Optimal Sensor Placement for UAV Localization in Critical Areas


Enrico Tronci, Marco Esposito, Toni Mancini

Presentation title

Optimal Sensor Placement for UAV Localization in Critical Areas

Authors

Enrico Tronci, Marco Esposito, Toni Mancini

Institution(s)

Sapienza University of Rome

Presentation type

Presentation of a research group from one or more scientific institutions

Abstract

Unmanned Aerial Vehicles (UAVs) present many threats for critical areas such as airports, power plants and military facilities. A small commercial drone may, for instance, carry explosive payloads, disturb radio communications or cause collision damage.

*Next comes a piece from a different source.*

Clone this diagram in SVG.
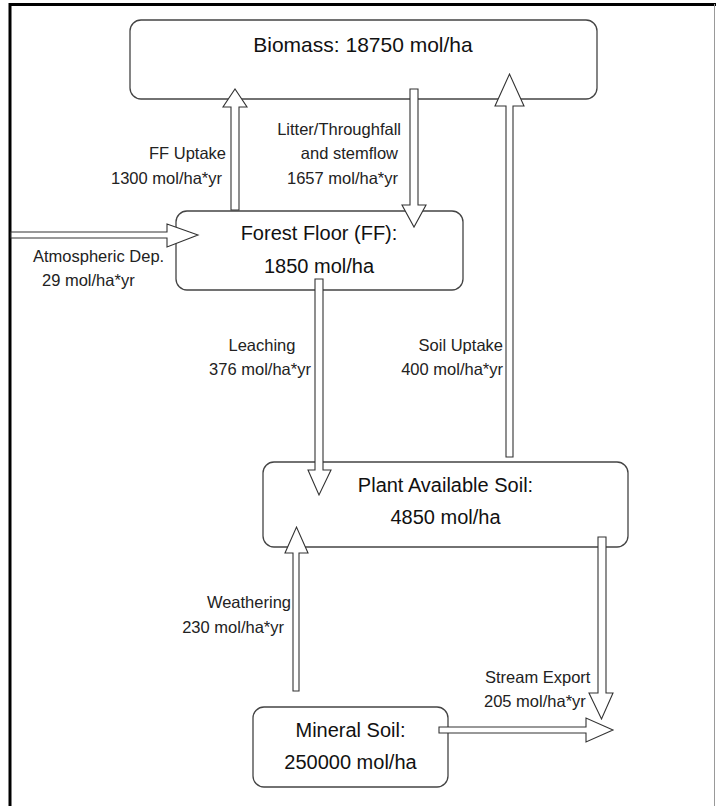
<svg xmlns="http://www.w3.org/2000/svg" width="716" height="806" viewBox="0 0 716 806">
<style>
.box{fill:#fff;stroke:#444;stroke-width:1.3}
.arr{fill:#fff;stroke:#333;stroke-width:1.1;stroke-linejoin:miter}
.t{font-family:"Liberation Sans",Arial,sans-serif;font-size:20px;fill:#111;text-anchor:middle}
.l{font-family:"Liberation Sans",Arial,sans-serif;font-size:16.5px;fill:#222}
.e{text-anchor:end}
.m{text-anchor:middle}
</style>
<rect x="0" y="0" width="716" height="806" fill="#fff"/>
<g id="frame">
<line x1="9" y1="4.5" x2="716" y2="4.5" stroke="#000" stroke-width="3"/>
<line x1="10" y1="3" x2="10" y2="806" stroke="#000" stroke-width="3"/>
<line x1="714.5" y1="4" x2="714.5" y2="806" stroke="#999" stroke-width="1"/>
</g>
<g id="biomass">
<rect class="box" x="130" y="20" width="467" height="79" rx="11"/>
<text class="t" x="363" y="52" style="font-size:21px">Biomass: 18750 mol/ha</text>
</g>
<g id="forest-floor">
<rect class="box" x="176" y="211" width="287" height="79" rx="11"/>
<text class="t" x="319" y="240">Forest Floor (FF):</text>
<text class="t" x="319" y="273">1850 mol/ha</text>
</g>
<g id="plant-available-soil">
<rect class="box" x="263" y="462" width="365" height="85" rx="11"/>
<text class="t" x="445.5" y="492">Plant Available Soil:</text>
<text class="t" x="445.5" y="524">4850 mol/ha</text>
</g>
<g id="mineral-soil">
<rect class="box" x="253" y="707" width="195" height="80" rx="11"/>
<text class="t" x="350.5" y="737">Mineral Soil:</text>
<text class="t" x="350.5" y="769">250000 mol/ha</text>
</g>
<g id="connectors">
<polygon class="arr" points="231,210 231,107 223,107 235,89 247,107 239,107 239,210"/>
<polygon class="arr" points="410,89 418,89 418,205 426,205 414,227 402,205 410,205"/>
<polygon class="arr" points="11,232 167,232 167,224 198,235 167,247 167,238 11,238"/>
<polygon class="arr" points="315,279 323,279 323,470 331,470 319,495 308,470 315,470"/>
<polygon class="arr" points="506,457 506,106 495,106 509.5,74 524,106 513,106 513,457"/>
<polygon class="arr" points="293,691 293,553 285,553 296.5,527 308,553 299,553 299,691"/>
<polygon class="arr" points="598,537 606,537 606,693 613,693 601.5,719 589,693 598,693"/>
<polygon class="arr" points="439,727 586,727 586,718 613,730 586,742 586,733 439,733"/>
</g>
<g id="labels">
<text class="l e" x="226" y="159">FF Uptake</text>
<text class="l e" x="222" y="184">1300 mol/ha*yr</text>
<text class="l e" x="401" y="135">Litter/Throughfall</text>
<text class="l e" x="398" y="159">and stemflow</text>
<text class="l e" x="398" y="184">1657 mol/ha*yr</text>
<text class="l" x="33" y="262">Atmospheric Dep.</text>
<text class="l" x="42" y="286">29 mol/ha*yr</text>
<text class="l m" x="262" y="351">Leaching</text>
<text class="l m" x="260" y="375">376 mol/ha*yr</text>
<text class="l e" x="503" y="351">Soil Uptake</text>
<text class="l e" x="503" y="375">400 mol/ha*yr</text>
<text class="l e" x="291" y="608">Weathering</text>
<text class="l e" x="284" y="633">230 mol/ha*yr</text>
<text class="l" x="485" y="683">Stream Export</text>
<text class="l" x="484" y="707">205 mol/ha*yr</text>
</g>
</svg>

Finding a deployment of sensors that maximises a given set of performance metrics is a difficult task: realistic environments often present many obstacles (buildings, mountains, etc.) distributed over a large area, and the number of possible deployments is extremely high.

We show how state exploration methods (namely, model checking) typically used for simulation based verification of Cyber Physical Systems can be leveraged to successfully address such a problem.

We present a new approach to the modelling of the problem that exploits convex geometry to allow efficient evaluation of the quality of sensors deployments.

More specifically, we use convex geometry to allow efficient evaluation of the quality of sensors deployments and AI based Local Search and Trust Region methods, to optimise the deployment of a given set of sensors with respect to a set of user-defined performance metrics.

The feasibility and the efficacy of the approach are illustrated in two case studies of real-world critical areas, namely the Leonardo da Vinci International Airport of Fiumicino and the Vienna International Centre.

In our extensive experimental campaign, we optimised the coverage and the overall cost of the deployment of direction-finding antennas.

Our experimental results results show that our algorithm scales very well over realistic scenarios and a large number of sensors.